I was sitting on the sofa one evening, scrolling through Instagram reels, laughing, killing time when my husband leaned over and asked what I was watching. I showed him a few videos I found funny. But then he stopped me and said, “You do know those are AI-generated, don’t you? … and this is how you can tell…”
But the truth is, I couldn’t tell. I had accepted the videos as real because, to me, they looked real.
In the days that followed, I questioned my relationship with my phone, with technology in general and how that relationship – if at all – was shaping my experience of reality.
What unsettled me wasn’t that the videos were artificial, but that I hadn’t noticed. I had accepted them as videos made by someone using their phone or camera without question, and in doing so, I realized how easily my attention could be manipulated and misguided.
Something easily taken for granted is just how important our attention is.
Attention is the force that shapes how we experience life. What we attend to determines what we notice, how we feel, what we remember, and what takes root within us. More than simple focus, attention carries energy and meaning, influencing which habits, fears, desires, and relationships grow stronger over time. Through repeated attention on something, our experiences solidify into patterns that quietly shape our identity and values.
In a world now flooded with information thanks to the internet and social media, human attention has become a scarce and valuable resource—so valuable that great measures are taken to capture and hold it. These measures include the manipulation of algorithms, curated content, notifications, and endless streams of stimuli designed to pull our focus and keep us engaged, often without our conscious awareness. Our attention is actively sought, shaped, and monetized—by design—and AI is only making this easier to do.

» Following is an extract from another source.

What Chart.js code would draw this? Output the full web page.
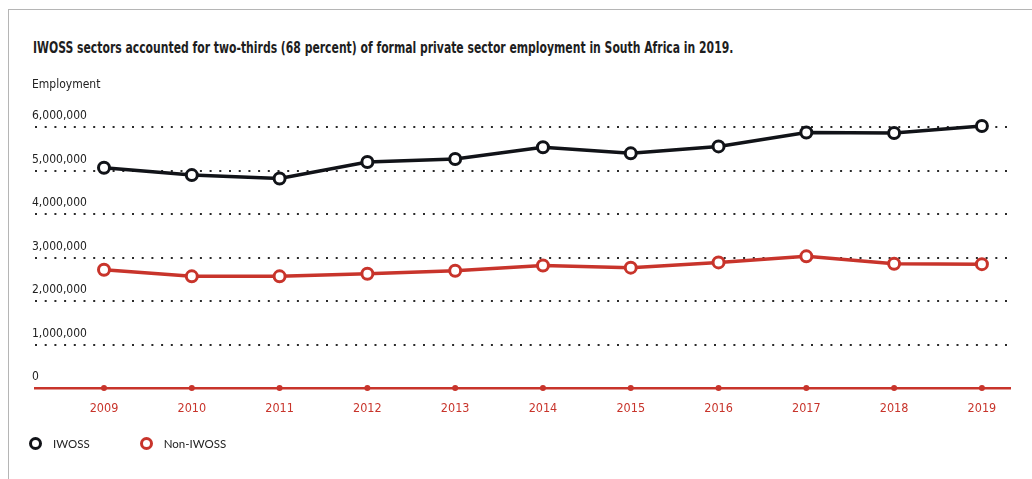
<!DOCTYPE html>
<html lang="en">
<head>
  <meta charset="UTF-8" />
  <title>IWOSS employment 2009-2019</title>
  <script src="https://cdn.jsdelivr.net/npm/chart.js"></script>
  <style>
    html, body { margin: 0; padding: 0; background: #fff; }
    body { width: 1032px; height: 479px; position: relative; overflow: hidden; }
    .frame { position: absolute; left: 8px; top: 9px; right: 0; bottom: 0;
             border-top: 1.5px solid #b5b5b5; border-left: 1.5px solid #b5b5b5; }
    #headline { position: absolute; left: 33px; top: 39px; margin: 0; white-space: nowrap;
                font: bold 15.5px/18px 'DejaVu Sans Condensed', sans-serif; color: #1e1e1e;
                transform-origin: 0 0; }
    #wrap { position: absolute; left: 0; top: 0; width: 1032px; height: 479px; }
    #legend { position: absolute; left: 29px; top: 437px; display: flex;
              font-family: 'Lato', 'Noto Sans', sans-serif; font-size: 11.5px; color: #222; }
    .item { display: flex; align-items: center; margin-right: 50px; }
    .dot { width: 7px; height: 7px; border-radius: 50%; border: 3px solid; background: #fff; margin-right: 11px; }
  </style>
</head>
<body>
  <div class="frame"></div>
  <h1 id="headline">IWOSS sectors accounted for two-thirds (68 percent) of formal private sector employment in South Africa in 2019.</h1>
  <div id="wrap"><canvas id="employmentChart"></canvas></div>
  <div id="legend"></div>

  <script>
    const years = [2009, 2010, 2011, 2012, 2013, 2014, 2015, 2016, 2017, 2018, 2019];
    const iwoss = [5070000, 4900000, 4820000, 5200000, 5270000, 5540000, 5400000, 5560000, 5880000, 5870000, 6030000];
    const nonIwoss = [2720000, 2570000, 2570000, 2630000, 2700000, 2820000, 2770000, 2890000, 3030000, 2860000, 2850000];
    const yTicks = [0, 1000000, 2000000, 3000000, 4000000, 5000000, 6000000];

    const black = '#111318';
    const red = '#c8342b';
    const condensed = "'DejaVu Sans Condensed', sans-serif";

    // squeeze the headline into a narrow, condensed run
    const headline = document.getElementById('headline');
    headline.style.transform = 'scaleX(' + (700 / headline.scrollWidth).toFixed(3) + ')';

    function series(values) {
      return values.map((v, i) => ({ x: years[i], y: v }));
    }

    // little red dots where each year sits on the axis line
    const axisDots = {
      id: 'axisDots',
      afterDatasetsDraw(chart) {
        const xs = chart.scales.x;
        const y0 = chart.scales.y.getPixelForValue(0);
        const ctx = chart.ctx;
        ctx.save();
        ctx.fillStyle = red;
        years.forEach(yr => {
          ctx.beginPath();
          ctx.arc(xs.getPixelForValue(yr), y0, 3, 0, Math.PI * 2);
          ctx.fill();
        });
        ctx.restore();
      }
    };

    const ctx = document.getElementById('employmentChart').getContext('2d');
    const chart = new Chart(ctx, {
      type: 'line',
      data: {
        datasets: [
          { label: 'IWOSS', data: series(iwoss), borderColor: black },
          { label: 'Non-IWOSS', data: series(nonIwoss), borderColor: red }
        ]
      },
      options: {
        responsive: true,
        maintainAspectRatio: false,
        animation: false,
        layout: { padding: { left: 32, right: 22, top: 0, bottom: 50 } },
        elements: {
          line: { borderWidth: 3.5, tension: 0 },
          point: { radius: 5.5, borderWidth: 3, backgroundColor: '#fff', hoverRadius: 5.5 }
        },
        datasets: {
          line: {
            pointBorderColor: c => c.dataset.borderColor,
            pointBackgroundColor: '#fff',
            clip: false
          }
        },
        plugins: {
          legend: { display: false },
          tooltip: { enabled: false },
          subtitle: {
            display: true,
            text: 'Employment',
            align: 'start',
            color: '#222',
            font: { family: condensed, size: 12 },
            padding: { top: 78, bottom: 17.5 }
          }
        },
        scales: {
          x: {
            type: 'linear',
            min: 2008.214,
            max: 2019.32,
            afterBuildTicks: axis => { axis.ticks = years.map(v => ({ value: v })); },
            grid: { display: false, drawTicks: false },
            border: { display: true, color: red, width: 2.5 },
            ticks: {
              color: red,
              padding: 13,
              font: { family: condensed, size: 12.5 },
              callback: v => String(v)
            }
          },
          y: {
            min: 0,
            max: 6400000,
            afterBuildTicks: axis => { axis.ticks = yTicks.map(v => ({ value: v })); },
            afterFit: axis => { axis.width = 3; },
            grid: {
              drawTicks: false,
              lineWidth: 2,
              color: c => c.tick && c.tick.value === 0 ? 'rgba(0,0,0,0)' : '#2a2a2a'
            },
            border: { display: false, dash: [2, 7.7] },
            ticks: {
              mirror: true,
              padding: -3,
              labelOffset: -11,
              color: '#222',
              font: { family: condensed, size: 12 },
              callback: v => v.toLocaleString('en-US')
            }
          }
        }
      },
      plugins: [axisDots]
    });

    // legend built from the datasets
    const legend = document.getElementById('legend');
    chart.data.datasets.forEach(ds => {
      const item = document.createElement('div');
      item.className = 'item';
      const dot = document.createElement('span');
      dot.className = 'dot';
      dot.style.borderColor = ds.borderColor;
      const label = document.createElement('span');
      label.textContent = ds.label;
      item.appendChild(dot);
      item.appendChild(label);
      legend.appendChild(item);
    });
  </script>
</body>
</html>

The dangers of this were at some point easy to ignore. They weren’t as tangible but as screen use and the content on social media is designed and manipulated to be more and more addictive, the side effects of this are ringing alarm bells. At least for me.
There are, of course, both positive and negative impacts of using the internet and social media, but the negative impacts worry me most because they appear in unexpected ways. I find that during periods when my screen time has been excessive, I feel anxious, depressed, and depleted. I develop feelings of self-doubt and feel increasingly disconnected from reality. I no longer feel like a co-creator of my own life, but rather that my experience is being filtered through the constant stream of information I receive instead of through direct, lived experience.
Looking into this further, I discovered that there are, in fact, real dangers to excessive screen time.
Screens offer easy relief under stress—but little nourishment. Scrolling through social media, watching endless videos, or checking notifications provides immediate distraction and emotional modulation. It can feel comforting after a stressful day, but it doesn’t offer long-term satisfaction. Unlike reading a book, creating something, or engaging in conversation, it rarely leaves you feeling grounded or enriched.
Disconnection from lived experience weakens self-trust. This is a big one for me. I talk here about having feelings of self doubt about myself in ways I didn’t have before. I think this comes from constantly comparing yourself to others and wrongfully thinking that you are suddenly not good enough because you are exposed to curated content in which people seem to be doing things much better than you. You then stop doing things because you feel you are not good enough. Maintaining real self confidence depends on problem solving in the real world and building on our own experience of whatever we are trying to accomplish. Without these lived moments, self-trust can erode, leaving us uncertain in our own judgments and capabilities.
A meaningful reset is about redirection, not restriction.
I feel that my relationship with technology is in need of a hard reset. I know that technology isn’t inherently harmful. Using a phone to connect with a loved one, following a tutorial, or accessing a story that inspires you can be enriching. The challenge arises when use becomes habitual, reactive, or unexamined—when scrolling turns into an autopilot escape rather than a conscious choice.
What I crave now—and need—are practices that require reciprocal presence: ones that demand focus, thought, and care, and that in return offer insight, calm, and a sense of accomplishment. Even simple acts—preparing a mindful meal, tending to a plant, taking a walk, or photographing moments of ordinary beauty—restore a sense of connection and presence.
The goal isn’t to eliminate screens, but to create rituals that intentionally redirect attention in ways that nourish rather than drain.